◆ PROVIDED INFORMATION
-*-*-
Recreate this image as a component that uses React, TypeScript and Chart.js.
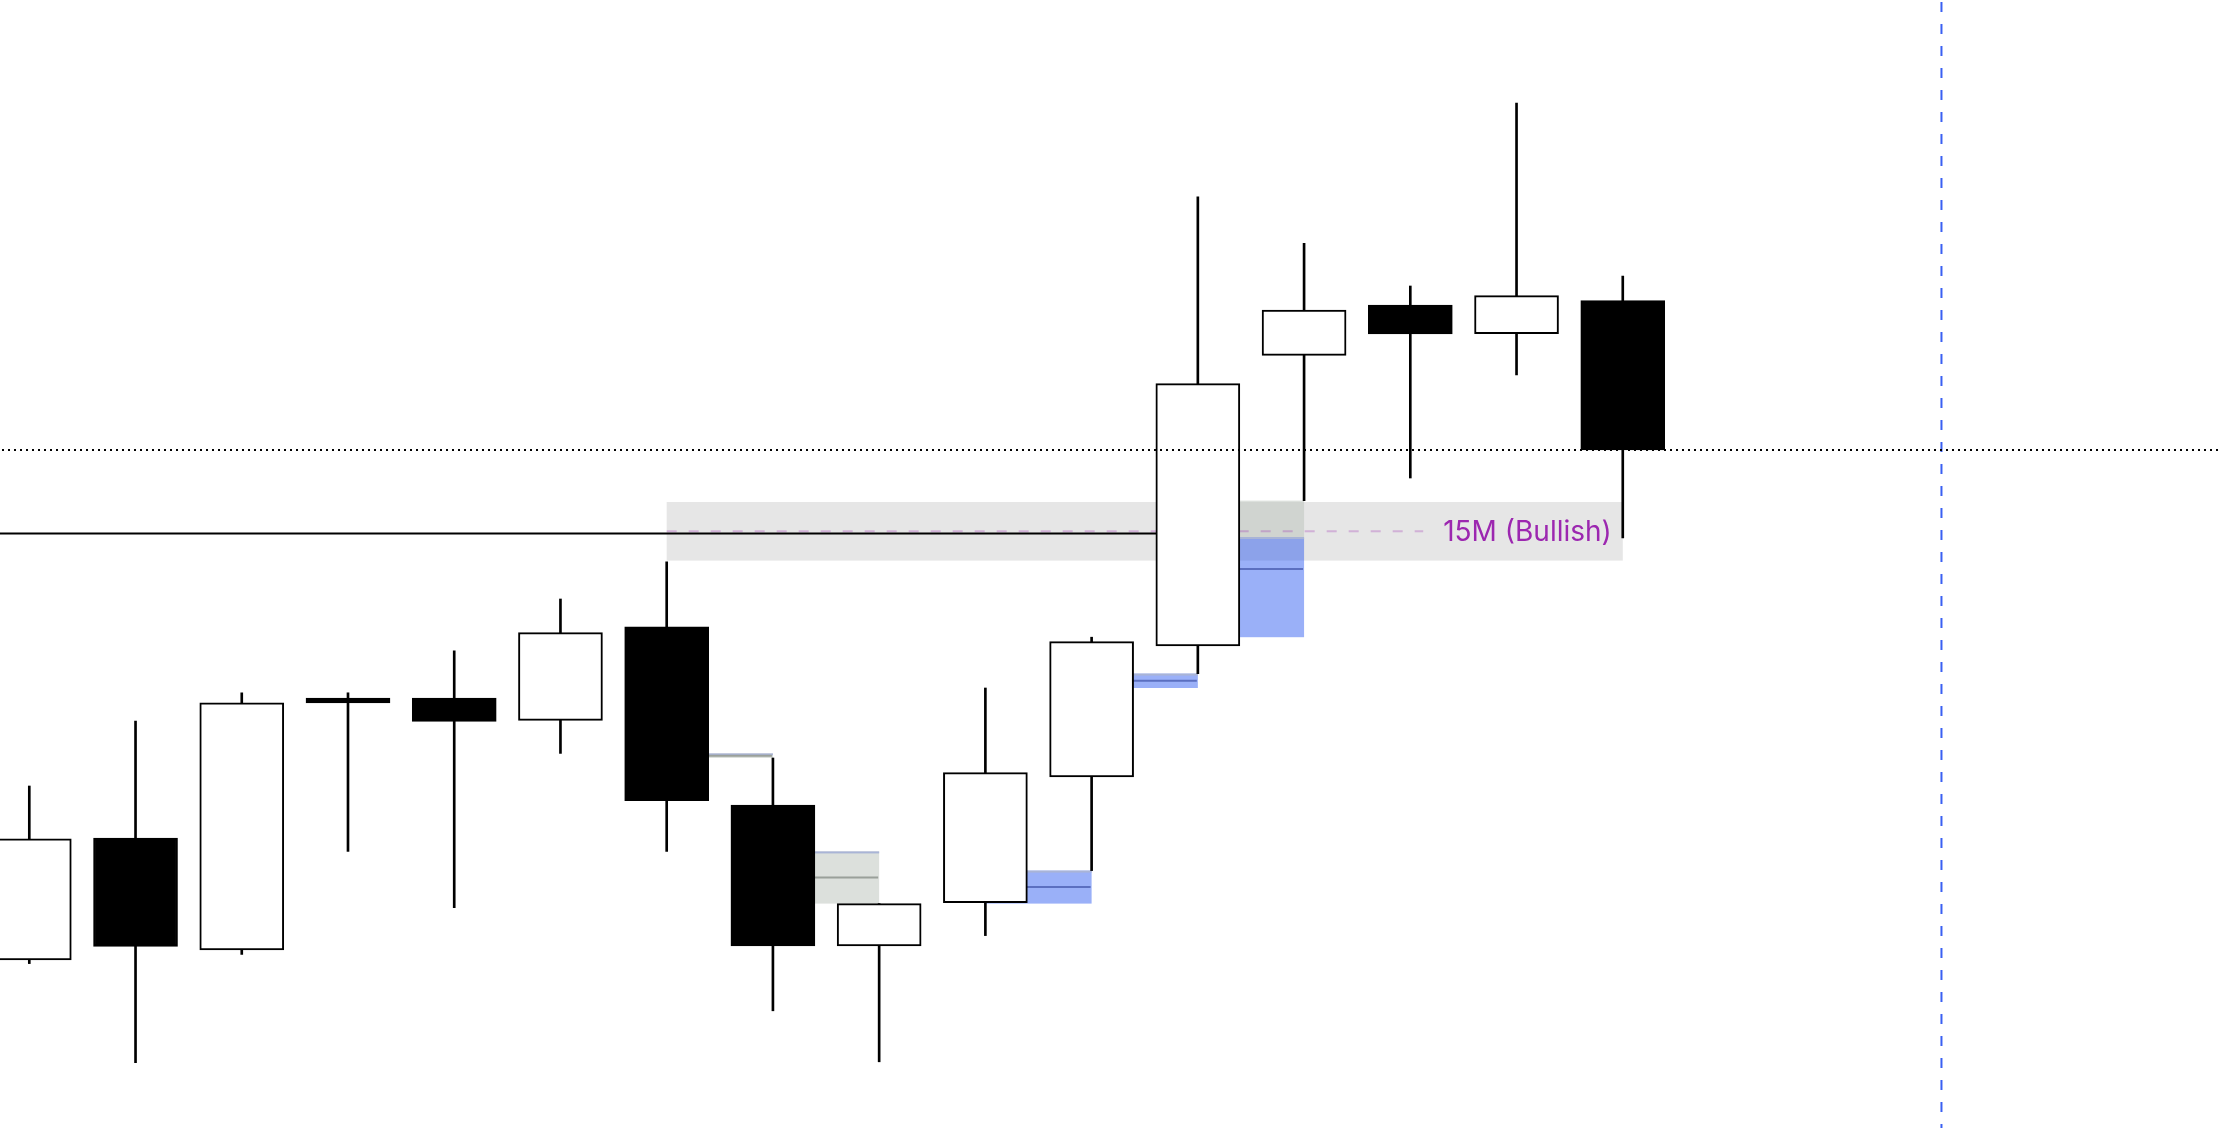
import React, { useEffect, useRef } from "react";
import { Chart, registerables } from "chart.js";

Chart.register(...registerables);

// ---- candle data (bar index, OHLC) ----
const candleIndex = [0, 1, 2, 3, 4, 5, 6, 7, 8, 9, 10, 11, 12, 13, 14, 15];
const opens = [2352.0, 2358.1, 2352.51, 2365.1, 2365.1, 2363.98, 2368.66, 2359.75, 2352.7, 2354.87, 2361.15, 2367.7, 2382.23, 2384.74, 2383.32, 2384.97];
const highs = [2360.7, 2363.95, 2365.36, 2365.36, 2367.46, 2370.05, 2371.91, 2362.1, 2354.82, 2365.6, 2368.14, 2390.16, 2387.83, 2385.7, 2394.85, 2386.2];
const lows = [2351.82, 2346.87, 2352.28, 2357.43, 2354.62, 2362.33, 2357.43, 2349.46, 2346.91, 2353.22, 2356.47, 2366.32, 2374.97, 2376.1, 2381.25, 2373.1];
const closes = [2358.06, 2352.68, 2364.86, 2364.86, 2363.93, 2368.37, 2359.97, 2352.7, 2354.82, 2361.37, 2367.92, 2380.82, 2384.5, 2383.3, 2385.22, 2377.5];

// ---- higher-timeframe zone ----
const zoneSpan = [6, 15];
const zoneBounds = [2374.9, 2371.97];
const zoneLabel = "15M (Bullish)";

// ---- level line ----
const levelSpan = [-3, 11];
const levelPrice = 2373.33;

// ---- future session marker ----
const markerIndex = 18;

// ---- view range ----
const X_MIN = -0.2758;
const X_MAX = 20.622;
const Y_MIN = 2343.6;
const Y_MAX = 2400.0;

type Gap = { i: number; bull: boolean; top: number; bottom: number; boundary: number };

function findGaps(): Gap[] {
  const out: Gap[] = [];
  const n = candleIndex.length;
  for (let i = 1; i < n - 1; i++) {
    if (lows[i + 1] > highs[i - 1]) {
      const top = lows[i + 1];
      const bottom = highs[i - 1];
      let m = top;
      for (let j = i + 2; j < n; j++) m = Math.min(m, lows[j]);
      const boundary = Math.min(top, Math.max(bottom, m));
      out.push({ i, bull: true, top, bottom, boundary });
    } else if (highs[i + 1] < lows[i - 1]) {
      const top = lows[i - 1];
      const bottom = highs[i + 1];
      let m = bottom;
      for (let j = i + 2; j < n; j++) m = Math.max(m, highs[j]);
      const boundary = Math.min(top, Math.max(bottom, m));
      out.push({ i, bull: false, top, bottom, boundary });
    }
  }
  return out;
}

const overlayPlugin = {
  id: "overlay",
  beforeDatasetsDraw(chart: any) {
    const { ctx } = chart;
    const x = chart.scales.x;
    const y = chart.scales.y;
    ctx.save();

    // HTF zone band
    const bx0 = x.getPixelForValue(zoneSpan[0]);
    const bx1 = x.getPixelForValue(zoneSpan[1]);
    const by0 = y.getPixelForValue(zoneBounds[0]);
    const by1 = y.getPixelForValue(zoneBounds[1]);
    ctx.fillStyle = "#e6e6e6";
    ctx.fillRect(bx0, by0, bx1 - bx0, by1 - by0);

    // fair value gaps
    for (const g of findGaps()) {
      const x0 = x.getPixelForValue(g.i);
      const x1 = x.getPixelForValue(g.i + 1);
      const yt = y.getPixelForValue(g.top);
      const yb = y.getPixelForValue(g.bottom);
      const yB = y.getPixelForValue(g.boundary);
      const gray = "rgba(185,193,185,0.5)";
      const blue = "rgba(30,80,240,0.45)";
      if (g.bull) {
        ctx.fillStyle = gray;
        ctx.fillRect(x0, yt, x1 - x0, yB - yt);
        ctx.fillStyle = blue;
        ctx.fillRect(x0, yB, x1 - x0, yb - yB);
      } else {
        ctx.fillStyle = gray;
        ctx.fillRect(x0, yB, x1 - x0, yb - yB);
        ctx.fillStyle = blue;
        ctx.fillRect(x0, yt, x1 - x0, yB - yt);
      }
      // boundary sliver
      const s0 = Math.max(yt, yB - 1);
      ctx.fillStyle = "#a9b4d6";
      ctx.fillRect(x0, s0, x1 - x0, 2);
      // midline
      const ym = y.getPixelForValue((g.top + g.bottom) / 2);
      ctx.strokeStyle = g.bull ? "#5b6fc0" : "#9aa09a";
      ctx.lineWidth = 2;
      ctx.setLineDash([]);
      ctx.beginPath();
      ctx.moveTo(x0 + 1, ym);
      ctx.lineTo(x1 - 1, ym);
      ctx.stroke();
    }

    // zone label and dashed midline
    const midPrice = (zoneBounds[0] + zoneBounds[1]) / 2;
    const ym = y.getPixelForValue(midPrice);
    const fontSize = 28;
    ctx.font = `${fontSize}px Inter, "Noto Sans", sans-serif`;
    const tw = ctx.measureText(zoneLabel).width;
    const textRight = bx1 - 11;
    ctx.strokeStyle = "rgba(156,39,176,0.28)";
    ctx.lineWidth = 2;
    ctx.setLineDash([10, 12]);
    ctx.beginPath();
    ctx.moveTo(bx0, ym);
    ctx.lineTo(textRight - tw - 20, ym);
    ctx.stroke();
    ctx.setLineDash([]);
    ctx.fillStyle = "#9c27b0";
    ctx.textAlign = "right";
    ctx.textBaseline = "alphabetic";
    ctx.fillText(zoneLabel, textRight, ym + fontSize * 0.727 / 2);

    // level line
    const ly = y.getPixelForValue(levelPrice);
    ctx.strokeStyle = "#000";
    ctx.lineWidth = 2;
    ctx.beginPath();
    ctx.moveTo(x.getPixelForValue(levelSpan[0]), ly);
    ctx.lineTo(x.getPixelForValue(levelSpan[1]), ly);
    ctx.stroke();

    ctx.restore();
  },
  afterDatasetsDraw(chart: any) {
    const { ctx, chartArea } = chart;
    const x = chart.scales.x;
    const y = chart.scales.y;
    ctx.save();

    // future session marker
    const vx = x.getPixelForValue(markerIndex);
    ctx.strokeStyle = "#3a60f2";
    ctx.lineWidth = 2;
    ctx.setLineDash([10, 12]);
    ctx.lineDashOffset = 20;
    ctx.beginPath();
    ctx.moveTo(vx, chartArea.top);
    ctx.lineTo(vx, chartArea.bottom);
    ctx.stroke();

    // last price dotted line
    const py = y.getPixelForValue(closes[closes.length - 1]);
    ctx.strokeStyle = "#000";
    ctx.lineWidth = 2;
    ctx.setLineDash([2, 4]);
    ctx.lineDashOffset = 4;
    ctx.beginPath();
    ctx.moveTo(chartArea.left, py);
    ctx.lineTo(chartArea.right, py);
    ctx.stroke();

    ctx.restore();
  },
};

export default function App() {
  const canvasRef = useRef<HTMLCanvasElement | null>(null);

  useEffect(() => {
    if (!canvasRef.current) return;
    const bodies = candleIndex.map((i) => ({ x: i, y: [opens[i], closes[i]] }));
    const wicks = candleIndex.map((i) => ({ x: i, y: [lows[i], highs[i]] }));
    const bodyColors = candleIndex.map((i) => (closes[i] >= opens[i] ? "#ffffff" : "#000000"));

    const chart = new Chart(canvasRef.current, {
      type: "bar",
      data: {
        datasets: [
          {
            label: "body",
            data: bodies as any,
            backgroundColor: bodyColors,
            borderColor: "#000000",
            borderWidth: 2,
            borderSkipped: false,
            barThickness: 84,
            grouped: false,
            order: 0,
          } as any,
          {
            label: "wick",
            data: wicks as any,
            backgroundColor: "#000000",
            borderWidth: 0,
            barThickness: 2,
            grouped: false,
            order: 1,
          } as any,
        ],
      },
      options: {
        animation: false,
        responsive: false,
        events: [],
        layout: { padding: 0 },
        plugins: {
          legend: { display: false },
          tooltip: { enabled: false },
        },
        scales: {
          x: { type: "linear", min: X_MIN, max: X_MAX, display: false, offset: false },
          y: { type: "linear", min: Y_MIN, max: Y_MAX, display: false },
        },
      } as any,
      plugins: [overlayPlugin as any],
    });
    return () => chart.destroy();
  }, []);

  return (
    <div style={{ position: "fixed", left: 0, top: 0, width: 2220, height: 1128, background: "#ffffff" }}>
      <canvas ref={canvasRef} width={2220} height={1128} style={{ display: "block" }} />
    </div>
  );
}
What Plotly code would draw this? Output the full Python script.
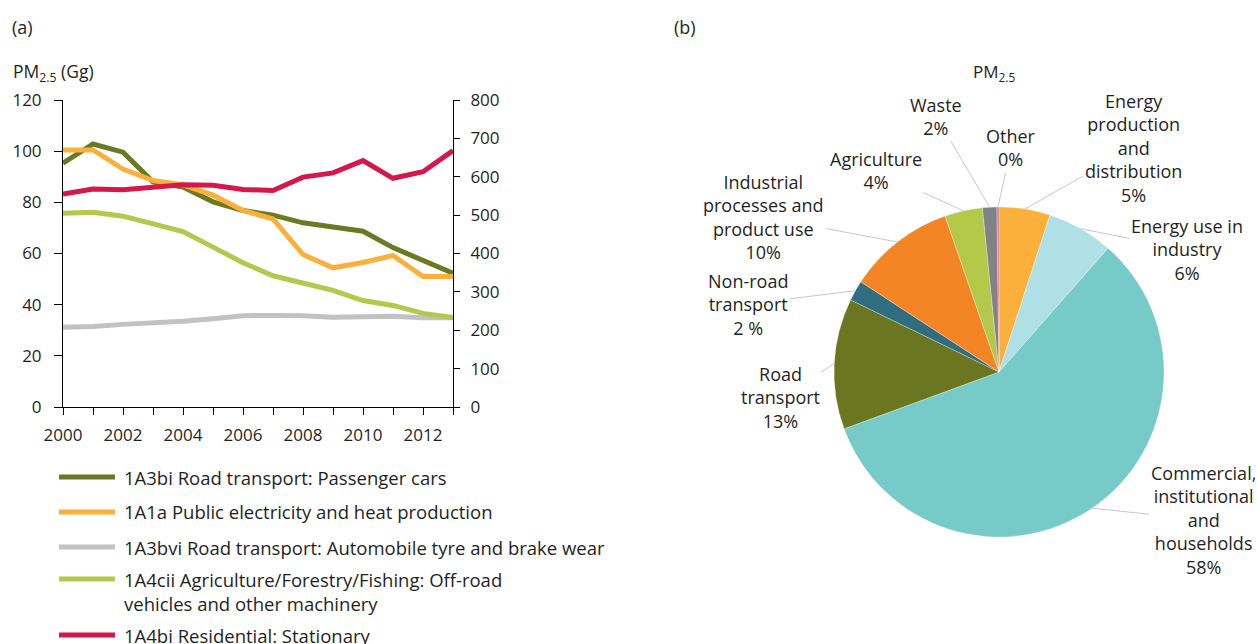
import math
import plotly.graph_objects as go

W, H = 1257, 644

# ---------------- data: panel (a) ----------------
years = list(range(2000, 2014))
passenger_cars = [95.3, 102.8, 99.6, 88.0, 86.0, 80.2, 76.8, 75.0, 72.0, 70.2, 68.7, 62.3, 57.3, 52.3]
public_electricity = [100.5, 100.5, 93.0, 88.5, 86.8, 82.8, 76.8, 73.5, 59.6, 54.4, 56.5, 59.2, 51.0, 51.0]
tyre_brake = [31.2, 31.5, 32.3, 32.8, 33.5, 34.5, 35.7, 35.8, 35.7, 35.1, 35.5, 35.5, 34.9, 34.9]
offroad_machinery = [75.7, 76.1, 74.6, 71.8, 68.6, 62.5, 56.4, 51.3, 48.4, 45.6, 41.6, 39.7, 36.6, 35.0]
residential = [555, 568, 566, 573, 579, 578, 567, 564, 599, 610, 642, 596, 613, 668]

series_names = [
    "1A3bi Road transport: Passenger cars",
    "1A1a Public electricity and heat production",
    "1A3bvi Road transport: Automobile tyre and brake wear",
    "1A4cii Agriculture/Forestry/Fishing: Off-road<br>vehicles and other machinery",
    "1A4bi Residential: Stationary",
]

# ---------------- data: panel (b) ----------------
sector_labels = [
    "Energy<br>production<br>and<br>distribution",
    "Energy use in<br>industry",
    "Commercial,<br>institutional<br>and<br>households",
    "Road<br>transport",
    "Non-road<br>transport",
    "Industrial<br>processes and<br>product use",
    "Agriculture",
    "Waste",
    "Other",
]
sector_shares = [5.0, 6.5, 57.9, 12.8, 2.0, 10.5, 3.7, 1.4, 0.2]
sector_pct_text = ["5%", "6%", "58%", "13%", "2 %", "10%", "4%", "2%", "0%"]

# ---------------- styles ----------------
FONT = "Open Sans"
TXT = "#1f1f1f"
line_colors = ["#6b7a22", "#fbb03b", "#c2c2c2", "#b3c94b", "#d5174b"]
pie_colors = ["#fbb03b", "#afe0e6", "#76cbc9", "#6b7720", "#306d80",
              "#f38524", "#b4c84a", "#808285", "#f06b8b"]

fig = go.Figure()
line_series = [passenger_cars, public_electricity, tyre_brake, offroad_machinery, residential]
for i, (name, vals) in enumerate(zip(series_names, line_series)):
    fig.add_trace(go.Scatter(
        x=years, y=vals, name=name.replace("<br>", " "), mode="lines",
        line=dict(color=line_colors[i], width=5),
        yaxis="y2" if i == 4 else "y", showlegend=False,
    ))

# pie geometry (pixels)
cx, cy, r = 999, 372, 165
fig.add_trace(go.Pie(
    labels=sector_labels, values=sector_shares, sort=False,
    direction="clockwise", rotation=0, textinfo="none", showlegend=False,
    marker=dict(colors=pie_colors, line=dict(color="white", width=0.3)),
    domain=dict(x=[(cx - r) / W, (cx + r) / W], y=[1 - (cy + r) / H, 1 - (cy - r) / H]),
    hoverinfo="label+percent",
))

# label centres for the pie annotations (pixels)
label_pos = [(1133, 148), (1187, 250), (1203, 520), (780, 398), (748, 304),
             (764, 217), (876, 171), (936, 116), (1011, 148)]

annotations = []
total = sum(sector_shares)
cum = 0.0
for lab, share, pct, (lx, ly) in zip(sector_labels, sector_shares, sector_pct_text, label_pos):
    mid = (cum + share / 2) / total
    cum += share
    th = 2 * math.pi * mid
    px = cx + r * math.sin(th)
    py = cy - r * math.cos(th)
    annotations.append(dict(
        x=px / W, y=1 - py / H, xref="paper", yref="paper",
        text=lab + "<br>" + pct, showarrow=True, arrowhead=0,
        arrowwidth=1, arrowcolor="#c8c8c8", ax=lx - px, ay=ly - py,
        font=dict(family=FONT, size=18, color=TXT), align="center",
    ))

annotations += [
    dict(x=10 / W, y=1 - 27 / H, xref="paper", yref="paper", text="(a)", showarrow=False,
         xanchor="left", yanchor="middle", font=dict(family=FONT, size=18, color=TXT)),
    dict(x=672 / W, y=1 - 27 / H, xref="paper", yref="paper", text="(b)", showarrow=False,
         xanchor="left", yanchor="middle", font=dict(family=FONT, size=18, color=TXT)),
    dict(x=11 / W, y=1 - 72 / H, xref="paper", yref="paper", text="PM<sub>2.5</sub> (Gg)",
         showarrow=False, xanchor="left", yanchor="middle",
         font=dict(family=FONT, size=17.5, color=TXT)),
    dict(x=994 / W, y=1 - 72 / H, xref="paper", yref="paper", text="PM<sub>2.5</sub>",
         showarrow=False, xanchor="center", yanchor="middle",
         font=dict(family=FONT, size=17, color=TXT)),
]

# manual legend for panel (a): swatch line + text
legend_rows_y = [477, 512, 547, 591, 635]
shapes = []
for name, col, ly in zip(series_names, line_colors, legend_rows_y):
    sy = ly - 12 if "<br>" in name else ly
    shapes.append(dict(type="line", xref="paper", yref="paper",
                       x0=59 / W, x1=115 / W, y0=1 - sy / H, y1=1 - sy / H,
                       line=dict(color=col, width=5)))
    annotations.append(dict(x=122 / W, y=1 - ly / H, xref="paper", yref="paper",
                            text=name, showarrow=False, xanchor="left", yanchor="middle",
                            align="left", font=dict(family=FONT, size=18.5, color=TXT)))

x0, x1, y0, y1 = 63, 453, 100, 407
axis_common = dict(showgrid=False, zeroline=False, showline=True, linecolor="black",
                   linewidth=1, ticks="outside", tickcolor="black", automargin=False,
                   tickfont=dict(family=FONT, size=17, color=TXT))

fig.update_layout(
    width=W, height=H, margin=dict(l=0, r=0, t=0, b=0, pad=0),
    paper_bgcolor="white", plot_bgcolor="white",
    font=dict(family=FONT, size=17, color=TXT),
    xaxis=dict(domain=[x0 / W, x1 / W], range=[2000, 2013], tick0=2000, dtick=2,
               ticklen=7, ticklabelstandoff=6,
               minor=dict(dtick=1, ticks="outside", ticklen=7, tickcolor="black", showgrid=False),
               **axis_common),
    yaxis=dict(domain=[1 - y1 / H, 1 - y0 / H], range=[0, 120], dtick=20,
               ticklen=8, ticklabelstandoff=9, **axis_common),
    yaxis2=dict(overlaying="y", side="right", anchor="x", range=[0, 800], dtick=100,
                ticklen=6, ticklabelstandoff=7, **axis_common),
    annotations=annotations,
    shapes=shapes,
    showlegend=False,
)

fig.write_html("out.html", config={"displayModeBar": False},
               post_script="document.body.style.margin='0';")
-*-*-
◆ SET PROBLEM
Begin at the first line of the data above and repeat each line exactly, stopping after the line containing "Chart.register(...registerables);". Omit the pictures.

◆ TASK SOLUTION
Recreate this image as a component that uses React, TypeScript and Chart.js.
import React, { useEffect, useRef } from "react";
import { Chart, registerables } from "chart.js";

Chart.register(...registerables);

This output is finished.